Rows from a dataset of charts and code:
---
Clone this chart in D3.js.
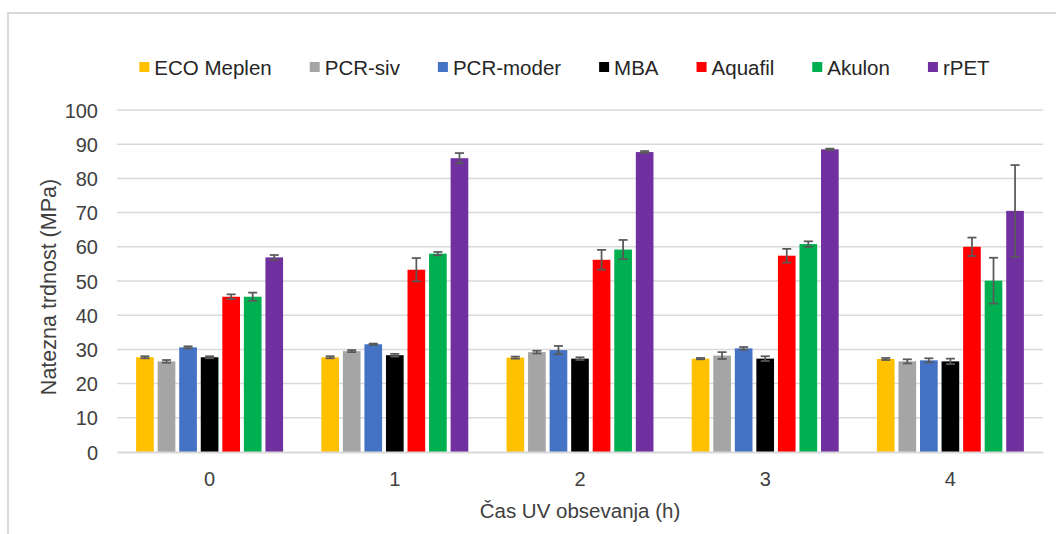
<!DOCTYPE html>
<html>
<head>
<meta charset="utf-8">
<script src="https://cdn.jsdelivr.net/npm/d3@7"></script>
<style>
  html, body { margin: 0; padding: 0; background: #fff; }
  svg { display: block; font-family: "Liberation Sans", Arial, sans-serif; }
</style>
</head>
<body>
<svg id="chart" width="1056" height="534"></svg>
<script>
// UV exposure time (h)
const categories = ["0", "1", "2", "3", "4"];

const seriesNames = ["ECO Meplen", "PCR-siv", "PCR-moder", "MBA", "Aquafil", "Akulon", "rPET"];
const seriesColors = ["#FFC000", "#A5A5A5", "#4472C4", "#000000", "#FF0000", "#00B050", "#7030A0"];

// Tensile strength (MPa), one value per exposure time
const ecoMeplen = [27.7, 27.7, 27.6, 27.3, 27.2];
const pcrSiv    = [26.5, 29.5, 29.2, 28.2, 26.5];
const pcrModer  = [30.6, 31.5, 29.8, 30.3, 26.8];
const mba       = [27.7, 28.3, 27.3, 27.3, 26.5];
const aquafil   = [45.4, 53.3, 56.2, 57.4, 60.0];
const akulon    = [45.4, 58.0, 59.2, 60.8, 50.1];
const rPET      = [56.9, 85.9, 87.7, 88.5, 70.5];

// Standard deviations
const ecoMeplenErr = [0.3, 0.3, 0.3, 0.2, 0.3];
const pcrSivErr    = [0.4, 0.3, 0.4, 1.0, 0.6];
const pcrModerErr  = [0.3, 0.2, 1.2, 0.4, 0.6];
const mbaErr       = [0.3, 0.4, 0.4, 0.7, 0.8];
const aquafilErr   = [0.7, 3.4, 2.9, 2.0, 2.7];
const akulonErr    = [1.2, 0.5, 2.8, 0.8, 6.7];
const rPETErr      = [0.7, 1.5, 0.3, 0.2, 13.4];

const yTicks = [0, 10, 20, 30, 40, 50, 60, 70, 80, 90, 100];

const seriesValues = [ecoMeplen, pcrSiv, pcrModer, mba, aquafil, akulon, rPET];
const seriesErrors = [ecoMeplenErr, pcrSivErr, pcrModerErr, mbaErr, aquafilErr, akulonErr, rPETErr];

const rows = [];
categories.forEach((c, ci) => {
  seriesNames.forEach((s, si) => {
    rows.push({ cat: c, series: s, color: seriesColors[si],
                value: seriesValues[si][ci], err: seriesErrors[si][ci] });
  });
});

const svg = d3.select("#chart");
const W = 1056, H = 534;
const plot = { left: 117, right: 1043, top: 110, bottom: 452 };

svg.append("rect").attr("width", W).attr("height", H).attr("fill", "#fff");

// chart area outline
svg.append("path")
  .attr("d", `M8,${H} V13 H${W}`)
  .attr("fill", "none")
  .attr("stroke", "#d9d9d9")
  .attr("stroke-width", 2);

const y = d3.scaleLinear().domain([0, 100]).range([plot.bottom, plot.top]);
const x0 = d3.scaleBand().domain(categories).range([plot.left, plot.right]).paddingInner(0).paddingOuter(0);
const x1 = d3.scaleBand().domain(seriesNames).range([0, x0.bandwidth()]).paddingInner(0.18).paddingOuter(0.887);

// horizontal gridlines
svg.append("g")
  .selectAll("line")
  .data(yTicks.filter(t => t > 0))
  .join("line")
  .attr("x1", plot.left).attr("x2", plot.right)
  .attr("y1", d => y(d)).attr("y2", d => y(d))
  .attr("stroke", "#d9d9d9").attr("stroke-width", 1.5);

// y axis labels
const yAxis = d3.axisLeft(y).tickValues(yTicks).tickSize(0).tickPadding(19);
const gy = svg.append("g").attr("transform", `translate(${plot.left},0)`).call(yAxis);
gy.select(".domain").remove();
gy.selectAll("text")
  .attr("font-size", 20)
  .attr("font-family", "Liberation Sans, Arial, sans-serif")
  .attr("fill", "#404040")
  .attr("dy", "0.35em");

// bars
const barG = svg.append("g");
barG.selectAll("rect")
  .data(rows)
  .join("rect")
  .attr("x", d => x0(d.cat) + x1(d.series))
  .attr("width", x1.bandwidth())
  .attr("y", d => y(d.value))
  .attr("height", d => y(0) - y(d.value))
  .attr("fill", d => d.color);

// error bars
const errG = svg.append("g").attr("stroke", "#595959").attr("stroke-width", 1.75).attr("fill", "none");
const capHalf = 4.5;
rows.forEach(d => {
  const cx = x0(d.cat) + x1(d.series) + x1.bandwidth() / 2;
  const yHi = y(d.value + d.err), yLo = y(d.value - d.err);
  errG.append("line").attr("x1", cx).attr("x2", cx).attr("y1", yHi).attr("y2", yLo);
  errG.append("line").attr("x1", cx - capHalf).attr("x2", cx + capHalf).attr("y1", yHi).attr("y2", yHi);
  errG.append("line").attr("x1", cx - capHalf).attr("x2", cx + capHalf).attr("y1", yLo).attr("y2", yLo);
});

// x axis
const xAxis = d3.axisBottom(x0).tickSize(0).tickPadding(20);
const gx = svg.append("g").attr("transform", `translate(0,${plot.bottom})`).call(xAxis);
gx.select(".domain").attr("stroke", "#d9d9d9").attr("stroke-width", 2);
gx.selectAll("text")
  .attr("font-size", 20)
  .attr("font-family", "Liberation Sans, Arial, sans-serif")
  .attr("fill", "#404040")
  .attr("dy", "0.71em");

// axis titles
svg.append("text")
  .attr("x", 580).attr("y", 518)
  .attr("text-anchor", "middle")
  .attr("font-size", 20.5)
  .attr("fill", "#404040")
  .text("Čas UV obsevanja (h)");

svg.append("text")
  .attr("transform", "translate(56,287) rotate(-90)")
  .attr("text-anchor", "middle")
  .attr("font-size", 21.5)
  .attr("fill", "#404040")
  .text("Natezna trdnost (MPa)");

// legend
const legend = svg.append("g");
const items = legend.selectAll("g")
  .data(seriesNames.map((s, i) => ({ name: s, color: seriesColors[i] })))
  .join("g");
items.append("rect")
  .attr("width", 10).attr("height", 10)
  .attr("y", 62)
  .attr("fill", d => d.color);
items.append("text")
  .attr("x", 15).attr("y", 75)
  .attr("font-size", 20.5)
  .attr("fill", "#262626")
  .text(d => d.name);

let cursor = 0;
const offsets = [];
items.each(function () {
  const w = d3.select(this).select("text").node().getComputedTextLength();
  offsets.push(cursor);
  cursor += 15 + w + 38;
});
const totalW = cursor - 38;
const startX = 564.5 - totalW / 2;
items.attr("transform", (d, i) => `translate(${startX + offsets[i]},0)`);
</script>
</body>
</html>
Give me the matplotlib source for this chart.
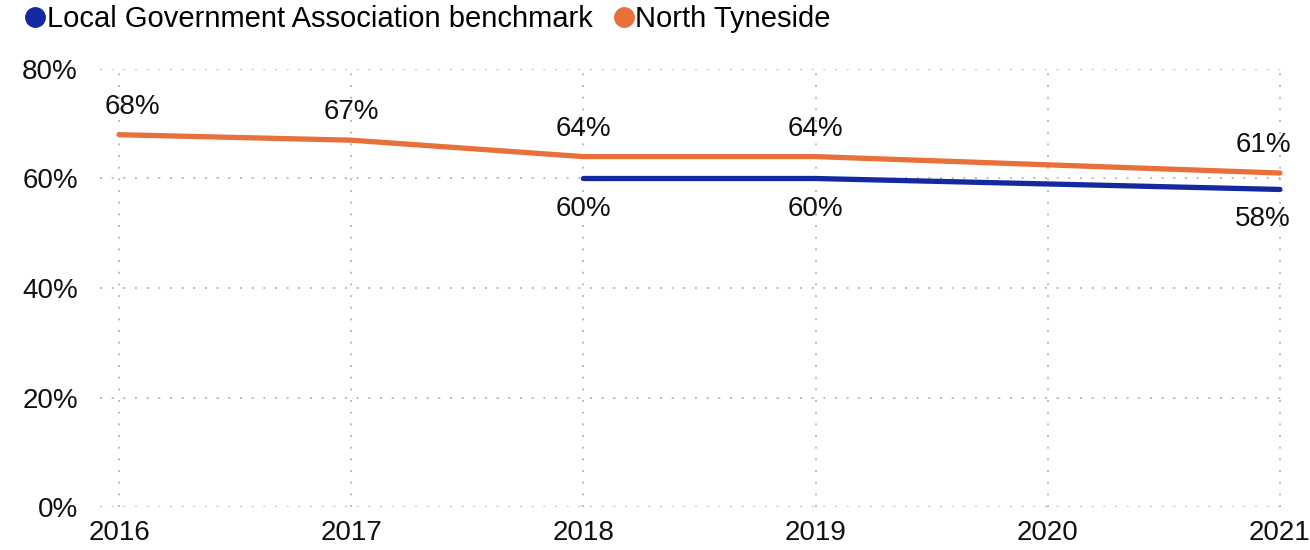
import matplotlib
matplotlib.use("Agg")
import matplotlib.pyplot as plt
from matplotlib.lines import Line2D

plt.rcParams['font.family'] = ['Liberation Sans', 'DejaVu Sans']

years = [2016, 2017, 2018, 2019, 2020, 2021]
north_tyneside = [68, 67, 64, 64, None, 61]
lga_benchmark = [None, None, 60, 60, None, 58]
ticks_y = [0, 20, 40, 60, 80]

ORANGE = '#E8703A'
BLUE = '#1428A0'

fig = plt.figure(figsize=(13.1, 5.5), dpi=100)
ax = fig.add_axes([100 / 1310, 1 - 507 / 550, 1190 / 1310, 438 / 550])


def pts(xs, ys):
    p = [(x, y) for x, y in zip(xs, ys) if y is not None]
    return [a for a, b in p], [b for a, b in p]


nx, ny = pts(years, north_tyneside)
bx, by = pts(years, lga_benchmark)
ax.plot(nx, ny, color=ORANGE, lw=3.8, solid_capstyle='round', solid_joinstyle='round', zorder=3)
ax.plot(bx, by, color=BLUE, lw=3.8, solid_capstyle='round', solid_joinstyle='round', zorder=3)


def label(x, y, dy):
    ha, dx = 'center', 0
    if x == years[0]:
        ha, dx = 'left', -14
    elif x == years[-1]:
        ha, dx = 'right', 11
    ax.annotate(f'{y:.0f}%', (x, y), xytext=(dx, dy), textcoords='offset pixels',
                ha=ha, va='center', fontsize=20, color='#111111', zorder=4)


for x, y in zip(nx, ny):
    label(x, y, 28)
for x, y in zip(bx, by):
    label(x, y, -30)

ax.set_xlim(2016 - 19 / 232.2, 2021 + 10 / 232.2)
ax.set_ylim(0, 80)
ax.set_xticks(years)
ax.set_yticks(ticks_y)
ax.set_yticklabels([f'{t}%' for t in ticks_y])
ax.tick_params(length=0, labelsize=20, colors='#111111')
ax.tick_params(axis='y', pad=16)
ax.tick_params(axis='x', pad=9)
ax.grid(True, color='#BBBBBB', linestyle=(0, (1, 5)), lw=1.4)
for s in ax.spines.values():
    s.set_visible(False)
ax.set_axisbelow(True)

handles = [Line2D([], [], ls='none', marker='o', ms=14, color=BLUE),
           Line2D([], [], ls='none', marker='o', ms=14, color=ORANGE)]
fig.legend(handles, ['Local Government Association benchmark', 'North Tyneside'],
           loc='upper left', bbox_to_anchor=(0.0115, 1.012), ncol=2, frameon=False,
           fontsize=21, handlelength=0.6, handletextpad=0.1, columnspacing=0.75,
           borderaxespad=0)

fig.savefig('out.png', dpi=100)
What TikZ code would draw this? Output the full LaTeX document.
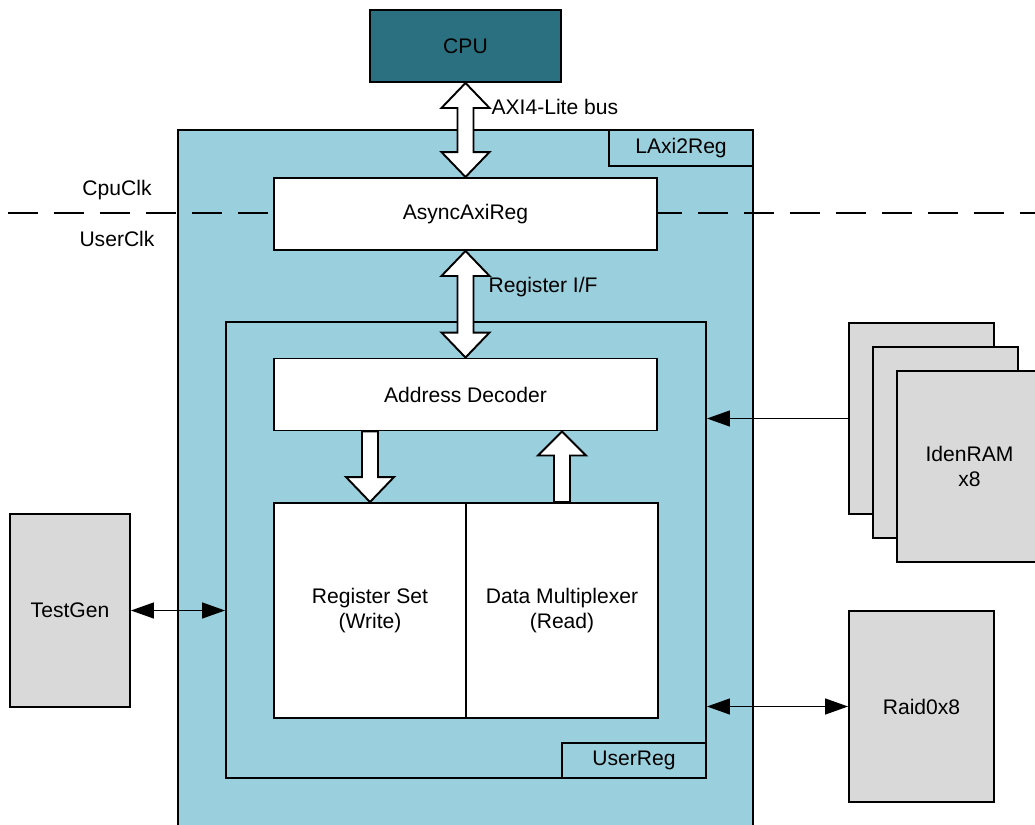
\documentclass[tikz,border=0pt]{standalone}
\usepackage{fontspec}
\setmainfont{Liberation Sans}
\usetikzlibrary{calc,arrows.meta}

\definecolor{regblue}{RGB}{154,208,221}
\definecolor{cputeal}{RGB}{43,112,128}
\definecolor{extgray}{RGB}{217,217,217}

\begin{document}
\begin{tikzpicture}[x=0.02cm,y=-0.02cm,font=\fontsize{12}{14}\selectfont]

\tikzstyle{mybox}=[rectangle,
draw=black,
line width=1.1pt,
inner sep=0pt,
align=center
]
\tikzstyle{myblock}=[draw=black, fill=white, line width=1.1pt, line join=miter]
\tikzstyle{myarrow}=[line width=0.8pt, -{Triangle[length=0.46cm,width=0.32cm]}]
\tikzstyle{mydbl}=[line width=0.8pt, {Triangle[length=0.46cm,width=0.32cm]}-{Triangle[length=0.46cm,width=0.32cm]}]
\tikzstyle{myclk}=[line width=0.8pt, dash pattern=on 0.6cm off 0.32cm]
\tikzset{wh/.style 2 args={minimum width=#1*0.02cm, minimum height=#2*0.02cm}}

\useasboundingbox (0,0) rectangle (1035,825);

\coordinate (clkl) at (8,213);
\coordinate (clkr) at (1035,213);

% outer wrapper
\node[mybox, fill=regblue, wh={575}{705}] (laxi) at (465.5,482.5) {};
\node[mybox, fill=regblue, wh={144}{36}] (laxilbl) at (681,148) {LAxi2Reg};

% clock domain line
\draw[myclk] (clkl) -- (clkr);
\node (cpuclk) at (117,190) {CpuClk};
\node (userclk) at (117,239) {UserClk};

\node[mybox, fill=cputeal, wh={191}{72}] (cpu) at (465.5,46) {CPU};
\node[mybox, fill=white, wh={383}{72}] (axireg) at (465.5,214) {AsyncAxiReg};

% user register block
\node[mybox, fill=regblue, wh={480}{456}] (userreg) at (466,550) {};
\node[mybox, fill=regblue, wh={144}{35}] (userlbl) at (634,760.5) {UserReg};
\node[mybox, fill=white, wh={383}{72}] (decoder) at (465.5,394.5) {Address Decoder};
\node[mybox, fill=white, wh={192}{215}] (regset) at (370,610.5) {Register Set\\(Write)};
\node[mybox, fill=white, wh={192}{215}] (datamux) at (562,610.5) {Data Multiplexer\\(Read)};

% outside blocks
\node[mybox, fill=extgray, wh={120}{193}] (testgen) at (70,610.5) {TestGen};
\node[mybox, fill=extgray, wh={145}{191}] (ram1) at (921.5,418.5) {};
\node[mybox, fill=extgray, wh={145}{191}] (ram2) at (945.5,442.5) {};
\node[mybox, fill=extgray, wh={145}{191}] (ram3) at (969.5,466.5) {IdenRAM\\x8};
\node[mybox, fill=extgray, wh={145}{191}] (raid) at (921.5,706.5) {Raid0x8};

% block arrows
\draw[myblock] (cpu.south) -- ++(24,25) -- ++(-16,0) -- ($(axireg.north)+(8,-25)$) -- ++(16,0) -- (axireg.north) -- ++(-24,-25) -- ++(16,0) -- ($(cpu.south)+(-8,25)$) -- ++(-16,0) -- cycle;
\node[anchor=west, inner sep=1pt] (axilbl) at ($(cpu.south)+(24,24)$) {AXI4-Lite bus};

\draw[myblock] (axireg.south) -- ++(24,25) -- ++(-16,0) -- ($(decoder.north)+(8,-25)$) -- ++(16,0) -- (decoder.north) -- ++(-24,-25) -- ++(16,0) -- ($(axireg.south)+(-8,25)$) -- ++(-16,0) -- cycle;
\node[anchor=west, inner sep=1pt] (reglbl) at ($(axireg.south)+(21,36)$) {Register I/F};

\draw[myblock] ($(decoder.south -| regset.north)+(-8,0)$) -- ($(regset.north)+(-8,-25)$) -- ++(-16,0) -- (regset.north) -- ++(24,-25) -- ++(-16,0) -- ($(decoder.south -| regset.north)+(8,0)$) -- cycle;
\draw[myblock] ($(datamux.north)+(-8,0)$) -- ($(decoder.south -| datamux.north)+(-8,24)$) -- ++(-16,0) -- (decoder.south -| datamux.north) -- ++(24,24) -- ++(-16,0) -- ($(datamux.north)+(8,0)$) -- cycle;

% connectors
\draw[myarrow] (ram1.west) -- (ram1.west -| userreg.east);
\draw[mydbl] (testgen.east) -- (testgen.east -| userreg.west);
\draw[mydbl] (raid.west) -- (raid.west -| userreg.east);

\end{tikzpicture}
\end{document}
---
- **What is needed**:
In the records above, find the line with "What TikZ code" and the line with "(datamux) at (562,610.5)", then restate word for word only those two lines and all lines between, omitting pictures.

- **Response to this task**:
What TikZ code would draw this? Output the full LaTeX document.
\documentclass[tikz,border=0pt]{standalone}
\usepackage{fontspec}
\setmainfont{Liberation Sans}
\usetikzlibrary{calc,arrows.meta}

\definecolor{regblue}{RGB}{154,208,221}
\definecolor{cputeal}{RGB}{43,112,128}
\definecolor{extgray}{RGB}{217,217,217}

\begin{document}
\begin{tikzpicture}[x=0.02cm,y=-0.02cm,font=\fontsize{12}{14}\selectfont]

\tikzstyle{mybox}=[rectangle,
draw=black,
line width=1.1pt,
inner sep=0pt,
align=center
]
\tikzstyle{myblock}=[draw=black, fill=white, line width=1.1pt, line join=miter]
\tikzstyle{myarrow}=[line width=0.8pt, -{Triangle[length=0.46cm,width=0.32cm]}]
\tikzstyle{mydbl}=[line width=0.8pt, {Triangle[length=0.46cm,width=0.32cm]}-{Triangle[length=0.46cm,width=0.32cm]}]
\tikzstyle{myclk}=[line width=0.8pt, dash pattern=on 0.6cm off 0.32cm]
\tikzset{wh/.style 2 args={minimum width=#1*0.02cm, minimum height=#2*0.02cm}}

\useasboundingbox (0,0) rectangle (1035,825);

\coordinate (clkl) at (8,213);
\coordinate (clkr) at (1035,213);

% outer wrapper
\node[mybox, fill=regblue, wh={575}{705}] (laxi) at (465.5,482.5) {};
\node[mybox, fill=regblue, wh={144}{36}] (laxilbl) at (681,148) {LAxi2Reg};

% clock domain line
\draw[myclk] (clkl) -- (clkr);
\node (cpuclk) at (117,190) {CpuClk};
\node (userclk) at (117,239) {UserClk};

\node[mybox, fill=cputeal, wh={191}{72}] (cpu) at (465.5,46) {CPU};
\node[mybox, fill=white, wh={383}{72}] (axireg) at (465.5,214) {AsyncAxiReg};

% user register block
\node[mybox, fill=regblue, wh={480}{456}] (userreg) at (466,550) {};
\node[mybox, fill=regblue, wh={144}{35}] (userlbl) at (634,760.5) {UserReg};
\node[mybox, fill=white, wh={383}{72}] (decoder) at (465.5,394.5) {Address Decoder};
\node[mybox, fill=white, wh={192}{215}] (regset) at (370,610.5) {Register Set\\(Write)};
\node[mybox, fill=white, wh={192}{215}] (datamux) at (562,610.5) {Data Multiplexer\\(Read)};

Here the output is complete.